EXERCISE TASK: Pull out all lines from the listing below in which the word "React" appears.

DATA FOR THE TASK:
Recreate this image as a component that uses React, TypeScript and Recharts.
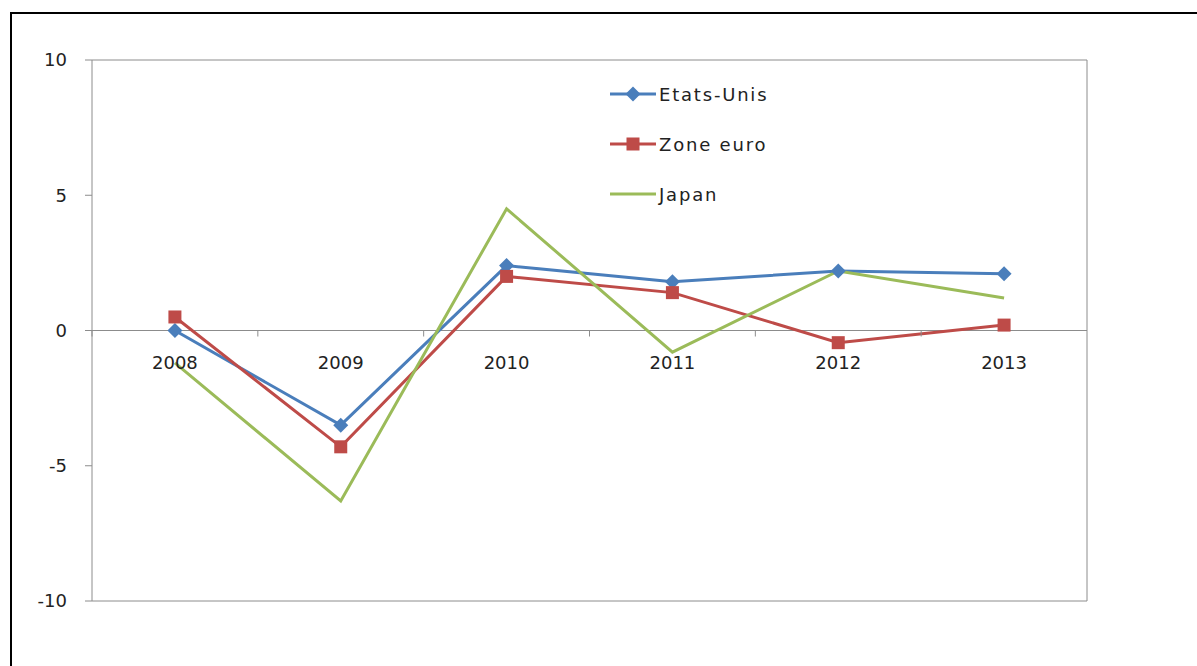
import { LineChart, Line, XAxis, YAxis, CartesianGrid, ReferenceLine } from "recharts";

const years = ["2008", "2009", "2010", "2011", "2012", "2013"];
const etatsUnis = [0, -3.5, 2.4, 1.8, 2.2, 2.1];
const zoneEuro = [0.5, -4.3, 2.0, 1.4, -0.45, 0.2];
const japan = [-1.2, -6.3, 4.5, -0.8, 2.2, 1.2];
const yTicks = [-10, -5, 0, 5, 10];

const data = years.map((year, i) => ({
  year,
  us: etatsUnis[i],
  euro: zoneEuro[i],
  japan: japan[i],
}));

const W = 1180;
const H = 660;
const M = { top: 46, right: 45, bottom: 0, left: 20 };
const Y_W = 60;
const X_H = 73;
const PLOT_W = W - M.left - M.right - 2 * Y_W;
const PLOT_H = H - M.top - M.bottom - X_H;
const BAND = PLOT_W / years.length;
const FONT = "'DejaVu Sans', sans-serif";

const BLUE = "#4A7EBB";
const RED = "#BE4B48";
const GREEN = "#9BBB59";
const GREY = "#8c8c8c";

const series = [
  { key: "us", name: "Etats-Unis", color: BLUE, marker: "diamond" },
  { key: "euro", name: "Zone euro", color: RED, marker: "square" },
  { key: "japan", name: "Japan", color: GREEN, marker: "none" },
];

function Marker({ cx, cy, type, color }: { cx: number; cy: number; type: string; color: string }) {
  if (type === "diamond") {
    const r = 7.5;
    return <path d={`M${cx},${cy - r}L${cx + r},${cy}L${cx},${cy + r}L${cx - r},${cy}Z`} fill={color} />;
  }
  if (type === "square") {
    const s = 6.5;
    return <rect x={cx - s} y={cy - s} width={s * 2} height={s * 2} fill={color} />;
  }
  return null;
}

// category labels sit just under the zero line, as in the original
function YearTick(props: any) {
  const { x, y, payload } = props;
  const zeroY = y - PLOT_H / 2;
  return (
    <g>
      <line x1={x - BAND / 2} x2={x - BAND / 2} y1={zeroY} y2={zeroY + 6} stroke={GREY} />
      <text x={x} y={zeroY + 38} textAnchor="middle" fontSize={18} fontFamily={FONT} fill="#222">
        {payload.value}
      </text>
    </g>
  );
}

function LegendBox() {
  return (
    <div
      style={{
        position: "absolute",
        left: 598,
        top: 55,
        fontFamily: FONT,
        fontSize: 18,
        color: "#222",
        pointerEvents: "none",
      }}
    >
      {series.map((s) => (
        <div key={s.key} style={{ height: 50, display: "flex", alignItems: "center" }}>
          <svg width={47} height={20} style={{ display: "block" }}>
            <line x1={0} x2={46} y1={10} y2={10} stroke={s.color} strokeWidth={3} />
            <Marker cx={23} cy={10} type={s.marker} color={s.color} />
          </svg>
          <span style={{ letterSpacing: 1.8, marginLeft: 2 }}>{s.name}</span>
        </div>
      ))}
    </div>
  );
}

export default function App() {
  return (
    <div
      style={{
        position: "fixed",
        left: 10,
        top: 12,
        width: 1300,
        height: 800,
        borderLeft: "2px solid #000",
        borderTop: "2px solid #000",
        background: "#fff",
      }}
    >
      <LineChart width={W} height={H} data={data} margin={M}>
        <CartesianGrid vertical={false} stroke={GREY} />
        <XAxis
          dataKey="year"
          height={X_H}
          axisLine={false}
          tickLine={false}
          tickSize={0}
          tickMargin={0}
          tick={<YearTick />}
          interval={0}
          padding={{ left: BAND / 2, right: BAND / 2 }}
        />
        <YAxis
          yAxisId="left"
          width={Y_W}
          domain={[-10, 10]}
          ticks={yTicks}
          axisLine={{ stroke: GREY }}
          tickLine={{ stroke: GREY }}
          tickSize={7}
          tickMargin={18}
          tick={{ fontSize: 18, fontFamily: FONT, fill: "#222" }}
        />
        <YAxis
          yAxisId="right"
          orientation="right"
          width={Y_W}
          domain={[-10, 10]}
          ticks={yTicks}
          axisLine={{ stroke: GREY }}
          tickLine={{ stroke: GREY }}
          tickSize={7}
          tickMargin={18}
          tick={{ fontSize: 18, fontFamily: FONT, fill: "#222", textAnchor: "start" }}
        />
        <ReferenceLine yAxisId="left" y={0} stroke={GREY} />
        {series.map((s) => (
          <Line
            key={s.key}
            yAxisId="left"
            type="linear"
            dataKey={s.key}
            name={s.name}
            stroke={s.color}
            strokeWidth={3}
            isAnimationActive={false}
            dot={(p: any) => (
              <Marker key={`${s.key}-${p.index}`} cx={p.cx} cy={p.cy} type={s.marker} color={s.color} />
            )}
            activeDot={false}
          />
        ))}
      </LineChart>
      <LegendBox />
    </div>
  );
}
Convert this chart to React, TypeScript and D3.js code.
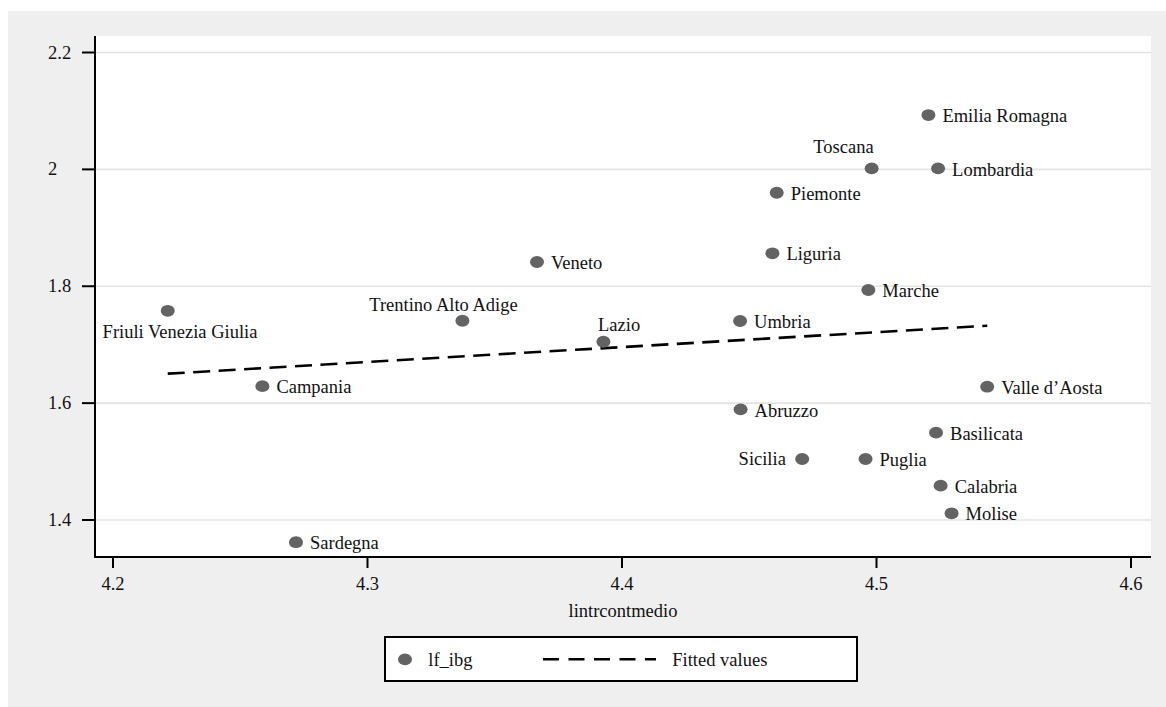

RIGHT ANSWER:
Recreate this image as a component that uses React, TypeScript and Recharts.
Convert this chart to React, TypeScript and D3.js code.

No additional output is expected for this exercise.